During the 1950s, the pioneering photojournalist Eve Arnold took a series of portraits of Marilyn Monroe. The now iconic photos generally present Monroe as a larger-than-life celebrity and sex symbol. Except for one. In 1955, Arnold photographed Monroe reading a worn copy of James Joyce’s modernist classic, Ulysses. It’s still debated whether this was simply an attempt to recast her image (she often played the “dumb blonde” character in her ’50s films), or whether she actually had a pensive side. (Her personal library, catalogued at the time of her death, suggests the latter.) But, either way, Arnold explained years later how this memorable photo came about:
We worked on a beach on Long Island. She was visiting Norman Rosten the poet…. I asked her what she was reading when I went to pick her up (I was trying to get an idea of how she spent her time). She said she kept Ulysses in her car and had been reading it for a long time.

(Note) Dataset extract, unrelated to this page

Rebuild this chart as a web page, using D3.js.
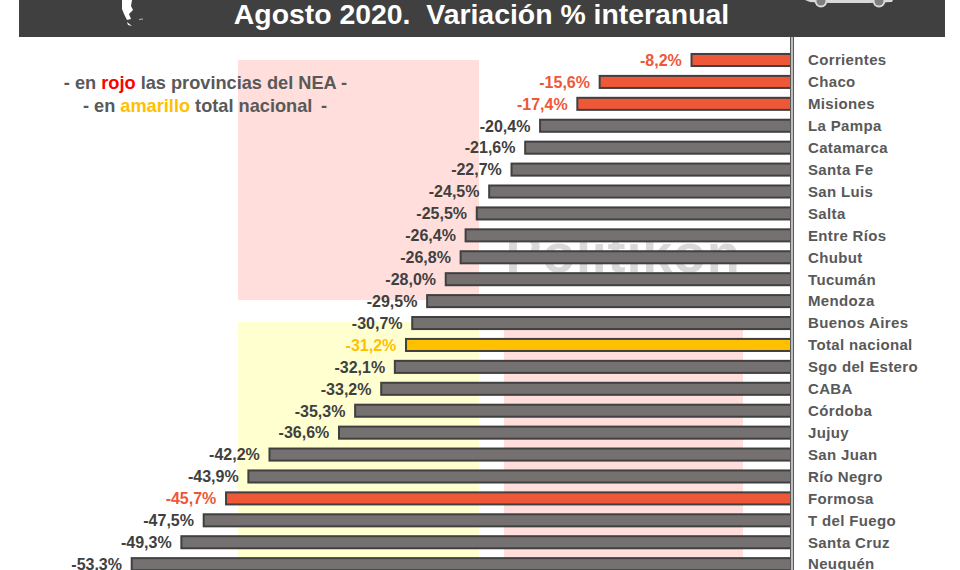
<!DOCTYPE html>
<html><head><meta charset="utf-8">
<script src="https://cdn.jsdelivr.net/npm/d3@7"></script>
<style>html,body{margin:0;padding:0;background:#fff}svg{display:block}text{font-family:"Liberation Sans",Arial,sans-serif;font-weight:700}</style>
</head><body><svg id="c" width="960" height="570"></svg>
<script>
const provinces=["Corrientes","Chaco","Misiones","La Pampa","Catamarca","Santa Fe","San Luis","Salta","Entre Ríos","Chubut","Tucumán","Mendoza","Buenos Aires","Total nacional","Sgo del Estero","CABA","Córdoba","Jujuy","San Juan","Río Negro","Formosa","T del Fuego","Santa Cruz","Neuquén"];
const values=[-8.2,-15.6,-17.4,-20.4,-21.6,-22.7,-24.5,-25.5,-26.4,-26.8,-28.0,-29.5,-30.7,-31.2,-32.1,-33.2,-35.3,-36.6,-42.2,-43.9,-45.7,-47.5,-49.3,-53.3];
const redProvinces=["Corrientes","Chaco","Misiones","Formosa"];
const nationalTotal="Total nacional";
const titleText="Agosto 2020.  Variación % interanual";
const watermark="Politikon";

const svg=d3.select("#c");
const x=d3.scaleLinear().domain([-53.3,0]).range([131.7,793.3]);
const y=d3.scaleBand().domain(provinces).range([49.04,49.04+21.92*24]).paddingInner(0.45).paddingOuter(0.225);
const RED="#ee5738",GREY="#767171",GOLD="#ffc000",DARK="#404040";
const axisX=792;
const fillOf=n=>n===nationalTotal?GOLD:redProvinces.includes(n)?RED:GREY;
const labOf=n=>n===nationalTotal?GOLD:redProvinces.includes(n)?RED:DARK;

// watermark panels
[[238,60,241,240,"#ffdedb"],[238,322,241,248,"#ffffd0"],[504,330,239,240,"#ffdedb"]].forEach(r=>
  svg.append("rect").attr("x",r[0]).attr("y",r[1]).attr("width",r[2]).attr("height",r[3]).attr("fill",r[4]));
svg.append("text").attr("x",623).attr("y",272).attr("text-anchor","middle").attr("font-size",54)
  .attr("letter-spacing",0.8).attr("fill","#d9d9d9").text(watermark);

// header
svg.append("rect").attr("x",19).attr("y",0).attr("width",926).attr("height",37).attr("fill",DARK);
svg.append("text").attr("x",481.5).attr("y",24).attr("text-anchor","middle").attr("font-size",28.4).attr("fill","#fff").style("white-space","pre").text(titleText);

// bars
svg.selectAll("rect.bar").data(provinces).join("rect").attr("class","bar")
  .attr("x",(d,i)=>x(values[i])).attr("width",(d,i)=>axisX-1-x(values[i]))
  .attr("y",d=>y(d)).attr("height",y.bandwidth())
  .attr("fill",fillOf).attr("stroke",DARK).attr("stroke-width",2);

// axis line
svg.append("line").attr("x1",axisX).attr("x2",axisX).attr("y1",37).attr("y2",570).attr("stroke","#595959").attr("stroke-width",4);
svg.append("line").attr("x1",axisX).attr("x2",axisX).attr("y1",37).attr("y2",570).attr("stroke","#bfbfbf").attr("stroke-width",2);

// value labels
svg.selectAll("text.val").data(provinces).join("text").attr("class","val")
  .attr("x",(d,i)=>x(values[i])-9.7).attr("y",d=>y(d)+y.bandwidth()/2+5.8)
  .attr("text-anchor","end").attr("font-size",16).attr("fill",labOf)
  .text((d,i)=>d3.format(".1f")(values[i]).replace("−","-").replace(".",",")+"%");

// category labels
svg.selectAll("text.cat").data(provinces).join("text").attr("class","cat")
  .attr("x",808).attr("y",d=>y(d)+y.bandwidth()/2+5.3)
  .attr("font-size",15).attr("letter-spacing",0.35).attr("fill","#595959").text(d=>d);

// note
const note=[[205.5,89,[["- en ","#595959"],["rojo","#ff0000"],[" las provincias del NEA -","#595959"]]],
            [205,111.5,[["- en ","#595959"],["amarillo",GOLD],[" total nacional\u2009 -","#595959"]]]];
note.forEach(n=>{const t=svg.append("text").attr("x",n[0]).attr("y",n[1]).attr("text-anchor","middle").attr("font-size",18.2).style("white-space","pre");
  n[2].forEach(s=>t.append("tspan").attr("fill",s[1]).text(s[0]));});

// logo fragments
svg.append("path").attr("d","M122 0L132 0L131 6L133 10L129 14L131 19L127 20L124 14L122 9Z").attr("fill","#fff");
svg.append("path").attr("d","M127 22L132 26L128 25Z").attr("fill","#fff");
svg.append("path").attr("d","M139 19L143 18.5L143 19.5L139 20Z").attr("fill","#bbb");
svg.append("path").attr("d","M805 0L893 0L892 2L870 3L830 3L810 2Z").attr("fill","#d9d9d9");
[821,879].forEach(cx=>{svg.append("circle").attr("cx",cx).attr("cy",1).attr("r",6.5).attr("fill","#d9d9d9");
  svg.append("circle").attr("cx",cx).attr("cy",1).attr("r",4.5).attr("fill","#7f7f7f");});
</script></body></html>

She said she loved the sound of it and would read it aloud to herself to try to make sense of it — but she found it hard going. She couldn’t read it consecutively. When we stopped at a local playground to photograph she got out the book and started to read while I loaded the film. So, of course, I photographed her. It was always a collaborative effort of photographer and subject where she was concerned — but almost more her input.
There are actually a lot of photos of Marilyn reading books - she was quite the bibliophile by all accounts.